In questi mesi il museo d’arte contemporanea Hamburger Bahnhof di Berlino gli rende omaggio con una grande retrospettiva. La prima in Germania a lui dedicata. Si chiama semplicemente “Lee Ufan” e, oltre a ripercorrere la lunga carriera dell’artista asiatico attraverso sessanta opere tra sculture, dipinti e installazioni, lo pone in dialogo con Rembrandt.
Soprattutto durante il periodo Mono-ha, Ufan, espone rocce, cotone, lastre di metallo, specchi. In alcuni casi fa di più: ad esempio, lasciando cadere una roccia su uno specchio che si frantuma di fronte al pubblico (come una forma di disegno automatico) inserendo la forza di gravità nell’opera, oppure abbandonando tre grandi fogli di carta su una piazza in balia del vento (qui la natura diventa co-autrice del lavoro). L’idea era quella di svuotare le opere dalla presenza dell’artista e far si che l’incontro tra l’oggetto, lo spettatore e il luogo in cui era posizionata l’opera, facessero la magia. In un’intervista ha spiegato: “Come in Francia, dove nel maggio 1968 si verificò una rivoluzione sociale, il Giappone all’epoca stava attraversando una trasformazione sociale. Il modernismo basato sull’idea dell’ego è andato in frantumi. Era ora di cercare una conversazione con l'esterno o con l’altro (…)”. Insomma, parola d’ordine: l’artista e i suoi sentimenti devono sparire. Sempre per questo, Ufan e gli altri del movimento Mono-ha, prediligevano sculture “non fatte”, oggetti prelevati tali e quali dal mondo intorno a loro. Un po’ come Michelangelo Pistoletto, quando cercava di fare entrare il mondo nei suoi “Quadri Specchianti”, o comunque altri esponenti dell’Arte Povera da noi. C’è da dire, che, al di là del clima sessantottino, il fatto che il concetto di umiltà sia parte integrante della cultura giapponese, deve aver contribuito non poco allo svilupparsi di questa corrente di pensiero.
Anni dopo, Ufan le sue rocce, accostante a semplici forme di metallo (come un arco) messe lì più che altro per enfatizzare le prime (affermando così il prevalere dell’opera della natura su quella dell’uomo), le avrebbe esposte alla Reggia di Versailles.
Lo scorso anno durante la presentazione delle tazzine Illy da lui disegnate, ha detto: “Sono nato in campagna, circondato da una natura selvaggia che mi ha insegnato molto. Ma sono anche figlio della grande città, una lavagna su cui apprendere infinite lezioni. Più ci pensavo, più prendevo coscienza di una verità che non mi ha mai lasciato: non si può prescindere dalla natura e l’universo”.

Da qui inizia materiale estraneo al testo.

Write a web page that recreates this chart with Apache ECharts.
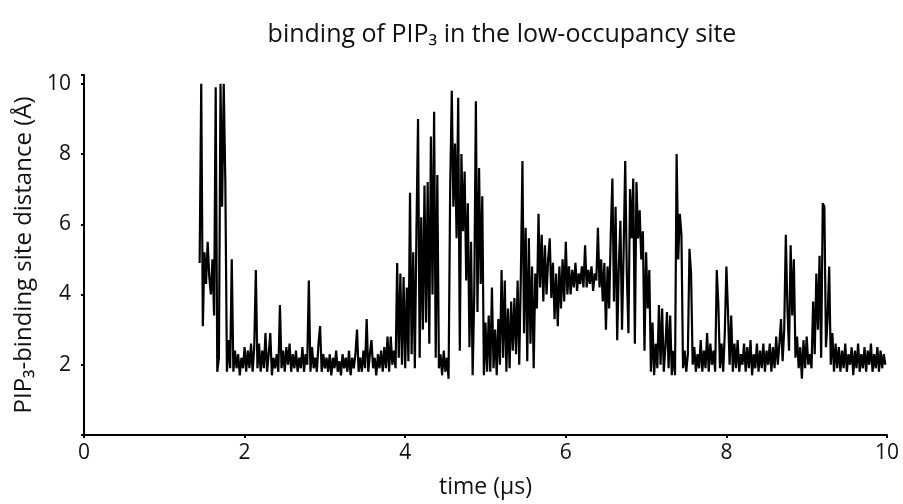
<!DOCTYPE html>
<html>
<head>
<meta charset="utf-8">
<title>binding of PIP3 in the low-occupancy site</title>
<script src="https://cdn.jsdelivr.net/npm/echarts@6/dist/echarts.min.js"></script>
<style>
	html, body { margin: 0; padding: 0; background: #fff; }
	#chart { width: 903px; height: 504px; }
</style>
</head>
<body>
<div id="chart"></div>
<script>
// time axis (µs): samples start at t0, one every dt
const t0 = 1.44;
const dt = 0.02;

const xTicks = [0, 2, 4, 6, 8, 10];
const yTicks = [2, 4, 6, 8, 10];

// PIP3-binding site distance (Å), 10 samples per row
const distance = [
	4.9, 10.0, 3.1, 5.2, 4.3, 5.5, 4.5, 4.0, 5.0, 3.4,
	9.9, 1.8, 2.2, 10.0, 6.5, 10.0, 7.2, 1.8, 2.7, 1.9,
	5.0, 1.8, 2.4, 1.9, 2.3, 1.7, 2.2, 1.9, 2.5, 1.8,
	2.4, 1.9, 2.6, 1.8, 2.5, 4.7, 1.9, 2.6, 1.8, 2.4,
	1.9, 2.9, 1.8, 2.3, 2.9, 1.7, 2.2, 1.9, 2.3, 1.8,
	3.7, 1.9, 2.4, 1.8, 2.5, 2.0, 2.6, 1.8, 2.3, 1.9,
	2.4, 1.8, 2.2, 1.9, 2.5, 1.8, 2.3, 2.0, 4.4, 1.8,
	2.5, 1.9, 2.2, 1.8, 2.6, 3.1, 1.8, 2.3, 1.9, 2.2,
	1.8, 2.3, 1.7, 2.2, 1.9, 2.4, 1.8, 2.1, 1.7, 2.3,
	1.9, 2.2, 1.8, 2.4, 1.7, 2.2, 1.9, 2.3, 3.0, 1.8,
	2.2, 1.8, 2.4, 1.9, 3.3, 1.8, 2.3, 2.7, 1.9, 2.2,
	1.7, 2.3, 1.9, 2.4, 1.8, 2.5, 1.9, 2.8, 1.8, 2.8,
	2.0, 2.4, 1.9, 4.9, 2.2, 4.6, 2.0, 4.5, 1.9, 4.2,
	2.1, 6.9, 2.3, 5.2, 1.9, 5.8, 9.0, 2.2, 6.2, 3.0,
	7.1, 3.2, 7.2, 2.6, 8.5, 4.0, 9.2, 2.2, 7.4, 1.9,
	2.3, 1.7, 2.4, 1.8, 2.2, 1.6, 7.0, 9.8, 6.5, 8.3,
	5.6, 9.6, 2.4, 8.0, 5.8, 7.5, 4.4, 6.6, 2.5, 5.5,
	1.7, 4.0, 9.5, 3.5, 7.6, 4.3, 6.8, 1.7, 3.2, 1.8,
	3.4, 1.8, 4.2, 1.9, 3.0, 1.7, 3.3, 2.0, 4.7, 2.2,
	4.4, 1.8, 3.6, 1.9, 3.8, 2.4, 3.9, 2.3, 4.4, 2.0,
	4.5, 7.8, 2.9, 5.9, 2.1, 5.6, 2.6, 4.8, 1.9, 4.6,
	3.6, 6.3, 4.2, 5.7, 3.8, 5.4, 4.0, 5.0, 5.6, 3.9,
	4.9, 3.3, 4.6, 3.1, 4.8, 3.6, 5.0, 3.8, 5.5, 4.0,
	4.8, 4.0, 4.7, 4.2, 4.9, 4.1, 4.6, 4.3, 4.8, 4.2,
	5.4, 4.2, 4.7, 4.3, 4.8, 4.1, 4.6, 4.4, 5.9, 4.2,
	5.0, 3.8, 4.9, 3.0, 4.8, 3.6, 5.7, 7.3, 3.8, 6.5,
	2.7, 4.8, 6.1, 3.0, 5.2, 7.8, 4.6, 2.9, 7.0, 5.6,
	7.3, 2.6, 7.2, 5.6, 6.4, 5.0, 5.8, 2.4, 5.2, 3.6,
	4.7, 1.8, 3.2, 1.7, 2.6, 1.9, 3.7, 2.0, 3.6, 1.8,
	2.5, 3.5, 1.9, 3.4, 1.7, 2.4, 1.7, 8.0, 5.0, 6.3,
	5.7, 1.9, 2.4, 1.8, 2.3, 5.3, 4.6, 2.0, 2.5, 1.8,
	2.3, 1.9, 2.7, 1.8, 2.4, 1.9, 2.9, 1.8, 2.6, 2.0,
	2.4, 1.8, 4.7, 3.7, 1.9, 2.6, 1.8, 2.9, 4.8, 3.5,
	2.0, 3.4, 1.8, 2.6, 1.9, 2.7, 1.8, 2.3, 2.0, 2.6,
	1.8, 2.5, 1.9, 2.7, 1.7, 2.3, 1.9, 2.6, 1.8, 2.4,
	1.9, 2.6, 1.8, 2.4, 2.0, 2.6, 1.8, 2.5, 1.9, 2.8,
	2.0, 2.6, 3.3, 2.1, 3.0, 5.7, 3.6, 2.4, 5.4, 3.4,
	5.0, 2.2, 2.8, 1.9, 2.5, 1.6, 2.7, 1.9, 2.8, 2.0,
	2.3, 1.9, 3.8, 2.3, 4.6, 3.0, 5.1, 2.2, 6.6, 6.5,
	2.5, 3.3, 4.8, 2.0, 2.9, 1.8, 2.6, 1.9, 2.5, 1.8,
	2.4, 1.9, 2.6, 1.8, 2.3, 2.0, 2.5, 1.7, 2.4, 1.9,
	2.6, 1.8, 2.3, 1.9, 2.5, 1.8, 2.4, 2.0, 2.6, 1.8,
	2.3, 1.9, 2.5, 1.8, 2.4, 1.9, 2.3, 2.0
];

const font = '"Open Sans", "Noto Sans", "DejaVu Sans", sans-serif';
const ink = '#111';

const chart = echarts.init(document.getElementById('chart'));

const points = distance.map(function (v, i) {
	return [+(t0 + i * dt).toFixed(2), v];
});

const options = {
	animation: false,
	backgroundColor: '#fff',
	title: {
		text: 'binding of PIP₃ in the low-occupancy site',
		left: 497,
		top: 17,
		textAlign: 'center',
		textStyle: {
			fontFamily: font,
			fontSize: 25,
			fontWeight: 'normal',
			color: ink
		}
	},
	grid: {
		left: 84,
		right: 16,
		top: 75,
		bottom: 68
	},
	xAxis: {
		type: 'value',
		min: 0,
		max: 10,
		interval: 2,
		name: 'time (µs)',
		nameLocation: 'middle',
		nameGap: 41,
		nameTextStyle: { fontFamily: font, fontSize: 23, color: ink },
		axisLine: { lineStyle: { color: '#000', width: 2 } },
		axisTick: { show: true, length: 3, lineStyle: { color: '#000', width: 2 } },
		axisLabel: {
			fontFamily: font,
			fontSize: 21,
			color: ink,
			margin: 8,
			formatter: function (v) {
				return xTicks.indexOf(v) > -1 ? String(v) : '';
			}
		},
		splitLine: { show: false }
	},
	yAxis: {
		type: 'value',
		min: 0,
		max: 10.25,
		interval: 2,
		name: 'PIP₃-binding site distance (Å)',
		nameLocation: 'middle',
		nameGap: 46,
		nameTextStyle: { fontFamily: font, fontSize: 24, color: ink },
		axisLine: { show: true, lineStyle: { color: '#000', width: 2 } },
		axisTick: { show: true, length: 3, lineStyle: { color: '#000', width: 2 } },
		axisLabel: {
			fontFamily: font,
			fontSize: 21,
			color: ink,
			margin: 13,
			formatter: function (v) {
				return yTicks.indexOf(v) > -1 ? String(v) : '';
			}
		},
		splitLine: { show: false }
	},
	series: [{
		name: 'distance',
		type: 'line',
		data: points,
		showSymbol: false,
		symbol: 'none',
		lineStyle: { color: '#000', width: 2.2, join: 'miter', miterLimit: 4 },
		emphasis: { disabled: true }
	}]
};

chart.setOption(options);
</script>
</body>
</html>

Se le sue rocce sono molto conosciute, forse i dipinti lo sono ancora di più. Per farli concentra tutta sua la sua energia sul pennello che poi applica sulla tela per alcuni minuti, ripete il gesto più volte, sospende per qualche giorno e infine ricomincia. Alla fine quelle che sembrano semplici pennellate sono il risultato perfetto di un lungo processo e della sovrapposizione di più strati di vernice. In passato, con un metodo simile tracciava delle linee parallele che via via che il colore si esauriva, evaporavano nel fondo crema della tela. Usa grandi pennelli quadrati e a volte mischia polvere minerale al colore. Ci mette molto tempo a completare un lavoro, così ogni anno sono pochi i dipinti che escono dal suo studio.
Oltre che un’artista, Ufan durante la sua carriera, è stato un filosofo, un saggista, un critico e un insegnante. Ai suoi studenti diceva sempre di guardare le mani mentre modellavano l’argilla o stringevano la matita. Come fossero altro da loro. Ma anche di controllare le loro reazioni all’ambiente in cui si trovavano.